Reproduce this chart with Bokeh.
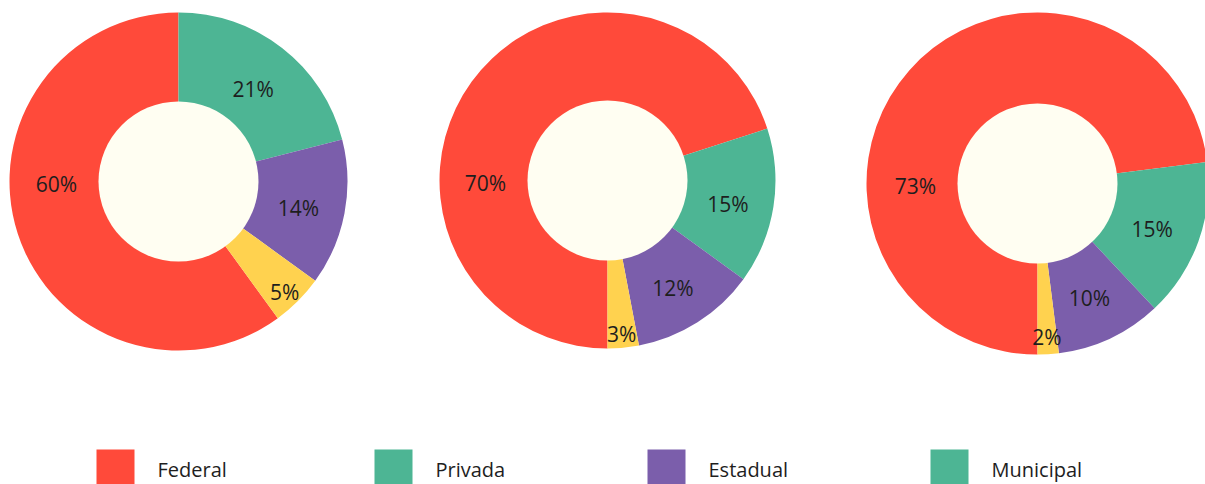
import math
from bokeh.plotting import figure
from bokeh.models import Range1d, ColumnDataSource
from bokeh.core.properties import value
from bokeh.embed import file_html
from bokeh.resources import INLINE

# ---- data ----
categories = ["Federal", "Privada", "Estadual", "Municipal"]
donut1 = [60, 21, 14, 5]
donut2 = [70, 15, 12, 3]
donut3 = [73, 15, 10, 2]
legend_labels = ["Federal", "Privada", "Estadual", "Municipal"]

# ---- style / layout ----
slice_colors = {"Federal": "#FF4A3A", "Privada": "#4DB594", "Estadual": "#7B5EAB", "Municipal": "#FFD24F"}
legend_colors = ["#FF4A3A", "#4DB594", "#7B5EAB", "#4DB594"]
hole_color = "#FFFEF2"
text_color = "#1E1E1E"
FONT = "Open Sans"

W, H = 1205, 484
centers = [(178, 181), (607, 180), (1037, 183)]
outer_r = [169, 168, 171]
inner_r = 80
fed_start = [144, 180, 180]  # clockwise-from-top angle where Federal slice starts
draw_order = ["Privada", "Estadual", "Municipal"]

p = figure(width=W, height=H, output_backend="svg", toolbar_location=None,
           x_range=Range1d(0, W), y_range=Range1d(0, H), min_border=0)
p.axis.visible = False
p.grid.visible = False
p.outline_line_color = None
p.background_fill_color = "white"
p.border_fill_color = "white"


def Y(ypx):
    return H - ypx


for di, vals in enumerate([donut1, donut2, donut3]):
    cx, cy = centers[di]
    R = outer_r[di]
    d = dict(zip(categories, vals))
    theta = fed_start[di]
    seq = ["Federal"] + draw_order
    xs, ys, starts, ends, cols = [], [], [], [], []
    lx, ly, lt = [], [], []
    for c in seq:
        span = d[c] * 3.6
        t1, t2 = theta, theta + span
        starts.append(math.radians(90 - t2))
        ends.append(math.radians(90 - t1))
        cols.append(slice_colors[c])
        xs.append(cx)
        ys.append(Y(cy))
        if span > 180:
            lab_t = 270
            dy = -2
        else:
            lab_t = (t1 + t2) / 2
            dy = -4
        lr = 150 if d[c] <= 5 else 122
        lx.append(cx + lr * math.sin(math.radians(lab_t)))
        ly.append(Y(cy) + lr * math.cos(math.radians(lab_t)) + dy)
        lt.append(f"{d[c]}%")
        theta = t2
    src = ColumnDataSource(dict(x=xs, y=ys, s=starts, e=ends, c=cols))
    p.annular_wedge(x="x", y="y", inner_radius=inner_r - 1, outer_radius=R,
                    start_angle="s", end_angle="e", fill_color="c", line_color=None, source=src)
    p.circle(x=[cx], y=[Y(cy)], radius=inner_r, fill_color=hole_color, line_color=None)
    p.text(x=lx, y=ly, text=lt, text_align="center", text_baseline="middle",
           text_font=value(FONT), text_font_size="21px", text_color=text_color)

# ---- legend ----
leg_x = [96, 374, 647, 930]
for i, lab in enumerate(legend_labels):
    p.rect(x=[leg_x[i] + 19], y=[Y(468)], width=38, height=38,
           fill_color=legend_colors[i], line_color=None)
    p.text(x=[leg_x[i] + 61], y=[Y(469)], text=[lab], text_align="left", text_baseline="middle",
           text_font=value(FONT), text_font_size="20px", text_color=text_color)

open("out.html", "w").write(file_html(p, INLINE))
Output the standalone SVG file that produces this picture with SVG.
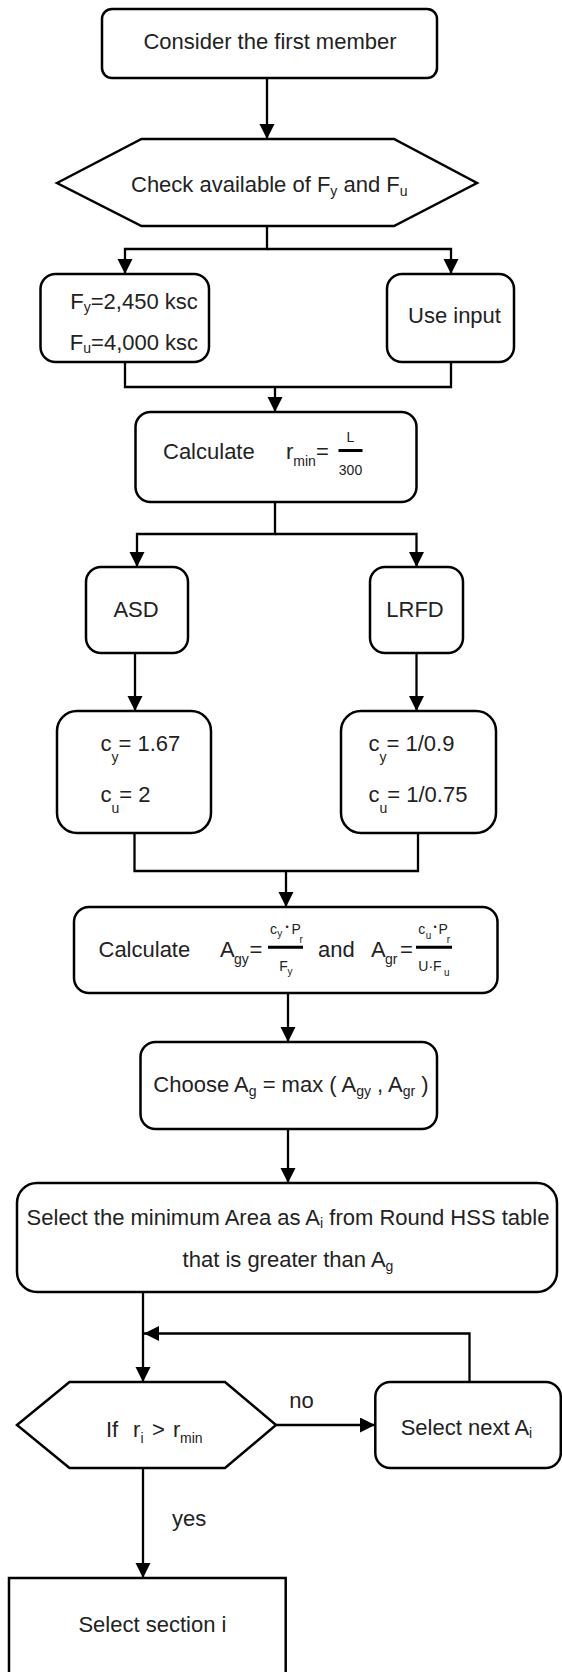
<svg xmlns="http://www.w3.org/2000/svg" width="562" height="1672" viewBox="0 0 562 1672">
  <defs>
    <style>
      .box { fill: #fff; stroke: #000; stroke-width: 2.5; }
      .t { font-family: "Liberation Sans", Arial, sans-serif; font-size: 22px; fill: #222; }
      .m { text-anchor: middle; }
      .sub { font-size: 14px; }
      .sm { font-size: 14px; }
      .xs { font-size: 10px; }
      .dot { font-size: 9px; }
      .conn { fill: none; stroke: #000; stroke-width: 2.3; }
      .bar { stroke: #000; stroke-width: 3; }
    </style>
    <marker id="arrow" markerUnits="userSpaceOnUse" markerWidth="16" markerHeight="16" refX="15" refY="7.5" orient="auto">
      <path d="M0,0 L15,7.5 L0,15 z" fill="#000"/>
    </marker>
  </defs>

  <rect width="562" height="1672" fill="#fff"/>

  <!-- connectors -->
  <g id="connectors" class="conn" marker-end="url(#arrow)">
    <path d="M267,78 V139"/>
    <path d="M267,226 V249 H125 V274"/>
    <path d="M267,249 H451 V274"/>
    <path d="M125,362 V387 H451 V362" marker-end="none"/>
    <path d="M275,387 V412"/>
    <path d="M275,502 V534 H137 V567"/>
    <path d="M275,534 H416.5 V567"/>
    <path d="M135,653 V711"/>
    <path d="M416.5,653 V711"/>
    <path d="M134.5,833 V871 H418 V833" marker-end="none"/>
    <path d="M286,871 V907"/>
    <path d="M288,993 V1042"/>
    <path d="M288,1129 V1183"/>
    <path d="M143,1292 V1382"/>
    <path d="M469.5,1382 V1333.5 H144"/>
    <path d="M276,1425 H375"/>
    <path d="M143,1468 V1578"/>
  </g>
  <g id="edge-labels">
    <text class="t m" x="301.5" y="1408">no</text>
    <text class="t" x="172" y="1526">yes</text>
  </g>

  <!-- nodes -->
  <g id="start">
    <rect class="box" x="102" y="9" width="335" height="69" rx="10"/>
    <text class="t m" x="270" y="49">Consider the first member</text>
  </g>

  <g id="check-fy-fu">
    <polygon class="box" points="57,183 141.5,139 394,139 477,183 394,226 141.5,226"/>
    <text class="t" x="131" y="192">Check available of F<tspan class="sub" dy="3.5">y</tspan><tspan dy="-3.5"> and F</tspan><tspan class="sub" dy="3.5">u</tspan></text>
  </g>

  <g id="default-values">
    <rect class="box" x="40.5" y="274" width="168.5" height="88" rx="15"/>
    <text class="t m" x="134" y="309">F<tspan class="sub" dy="3">y</tspan><tspan dy="-3">=2,450 ksc</tspan></text>
    <text class="t m" x="134" y="350">F<tspan class="sub" dy="3">u</tspan><tspan dy="-3">=4,000 ksc</tspan></text>
  </g>

  <g id="use-input">
    <rect class="box" x="387" y="274" width="127" height="88" rx="15"/>
    <text class="t m" x="454.5" y="323">Use input</text>
  </g>

  <g id="calc-rmin">
    <rect class="box" x="135.5" y="412" width="281" height="90" rx="15"/>
    <text class="t" x="163" y="459">Calculate</text>
    <text class="t" x="286" y="459">r<tspan class="sub" dy="7">min</tspan><tspan dy="-7">=</tspan></text>
    <line class="bar" x1="338.5" y1="450.5" x2="362.5" y2="450.5"/>
    <text class="t sm m" x="350.5" y="441.5">L</text>
    <text class="t sm m" x="350.5" y="475">300</text>
  </g>

  <g id="asd">
    <rect class="box" x="86" y="567" width="102" height="86" rx="15"/>
    <text class="t m" x="136" y="617">ASD</text>
  </g>

  <g id="lrfd">
    <rect class="box" x="370" y="567" width="93" height="86" rx="15"/>
    <text class="t m" x="415" y="617">LRFD</text>
  </g>

  <g id="asd-factors">
    <rect class="box" x="57" y="711" width="154" height="122" rx="20"/>
    <text class="t" x="100.5" y="751">c<tspan class="sub" dy="11">y</tspan><tspan dy="-11">= 1.67</tspan></text>
    <text class="t" x="100.5" y="802">c<tspan class="sub" dy="11">u</tspan><tspan dy="-11">= 2</tspan></text>
  </g>

  <g id="lrfd-factors">
    <rect class="box" x="341" y="711" width="155" height="122" rx="20"/>
    <text class="t" x="368.5" y="751">c<tspan class="sub" dy="11">y</tspan><tspan dy="-11">= 1/0.9</tspan></text>
    <text class="t" x="368.5" y="802">c<tspan class="sub" dy="11">u</tspan><tspan dy="-11">= 1/0.75</tspan></text>
  </g>

  <g id="calc-area">
    <rect class="box" x="74" y="907" width="423.5" height="86" rx="15"/>
    <text class="t" x="98.5" y="957">Calculate</text>
    <!-- A_gy = c_y·P_r / F_y -->
    <text class="t" x="220" y="957">A</text>
    <text class="t sub" x="234" y="964">gy</text>
    <text class="t" x="249.5" y="957">=</text>
    <line class="bar" x1="268" y1="947.3" x2="303" y2="947.3"/>
    <text class="t sm" x="270" y="933.5">c</text>
    <text class="t xs" x="277.3" y="937">y</text>
    <text class="t dot" x="285.5" y="930">•</text>
    <text class="t sm" x="291.5" y="933.5">P</text>
    <text class="t xs" x="299.5" y="943">r</text>
    <text class="t sm" x="279.3" y="970.5">F</text>
    <text class="t xs" x="287.5" y="975">y</text>
    <text class="t" x="318" y="957">and</text>
    <!-- A_gr = c_u·P_r / (U·F_u) -->
    <text class="t" x="371" y="957">A</text>
    <text class="t sub" x="385" y="964">gr</text>
    <text class="t" x="400" y="957">=</text>
    <line class="bar" x1="416" y1="947.3" x2="452" y2="947.3"/>
    <text class="t sm" x="418.3" y="933.5">c</text>
    <text class="t xs" x="425.8" y="938.5">u</text>
    <text class="t dot" x="433.5" y="930">•</text>
    <text class="t sm" x="438.5" y="933.5">P</text>
    <text class="t xs" x="446.7" y="943">r</text>
    <text class="t sm" x="418.3" y="971">U·F</text>
    <text class="t xs" x="444" y="976">u</text>
  </g>

  <g id="choose-ag">
    <rect class="box" x="140.5" y="1042" width="296.5" height="87" rx="15"/>
    <text class="t m" x="291" y="1092">Choose A<tspan class="sub" dy="4">g</tspan><tspan dy="-4"> = max ( A</tspan><tspan class="sub" dy="4">gy</tspan><tspan dy="-4"> , A</tspan><tspan class="sub" dy="4">gr</tspan><tspan dy="-4"> )</tspan></text>
  </g>

  <g id="select-ai">
    <rect class="box" x="17" y="1183" width="540" height="109" rx="20"/>
    <text class="t m" x="288" y="1225">Select the minimum Area as A<tspan class="sub" dy="2.5">i</tspan><tspan dy="-2.5"> from Round HSS table</tspan></text>
    <text class="t m" x="288" y="1267">that is greater than A<tspan class="sub" dy="3.5">g</tspan></text>
  </g>

  <g id="check-r">
    <polygon class="box" points="17,1425 69.5,1382 225,1382 276,1425 225,1468 69.5,1468"/>
    <text class="t" y="1437"><tspan x="106">If</tspan><tspan x="133">r</tspan><tspan class="sub" x="140.5" dy="6">i</tspan><tspan x="152" dy="-6">&gt;</tspan><tspan x="173">r</tspan><tspan class="sub" x="180" dy="6">min</tspan></text>
  </g>

  <g id="select-next">
    <rect class="box" x="375.3" y="1382" width="185.5" height="86" rx="15"/>
    <text class="t" x="400.7" y="1435">Select next A<tspan class="sub" dy="3">i</tspan></text>
  </g>

  <g id="select-section">
    <rect class="box" x="9" y="1578" width="276.7" height="120" rx="0"/>
    <text class="t m" x="152.4" y="1632">Select section i</text>
  </g>
</svg>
******************************
EXERCISE AIM:
Reproduce the records word for word, please, from their first line up to and including the line that contains "from bokeh.resources import INLINE", but no pictures.

ANSWER TO THIS PROBLEM:
Reproduce this chart with Bokeh.
import math
from bokeh.plotting import figure
from bokeh.models import Range1d, ColumnDataSource
from bokeh.core.properties import value
from bokeh.embed import file_html
from bokeh.resources import INLINE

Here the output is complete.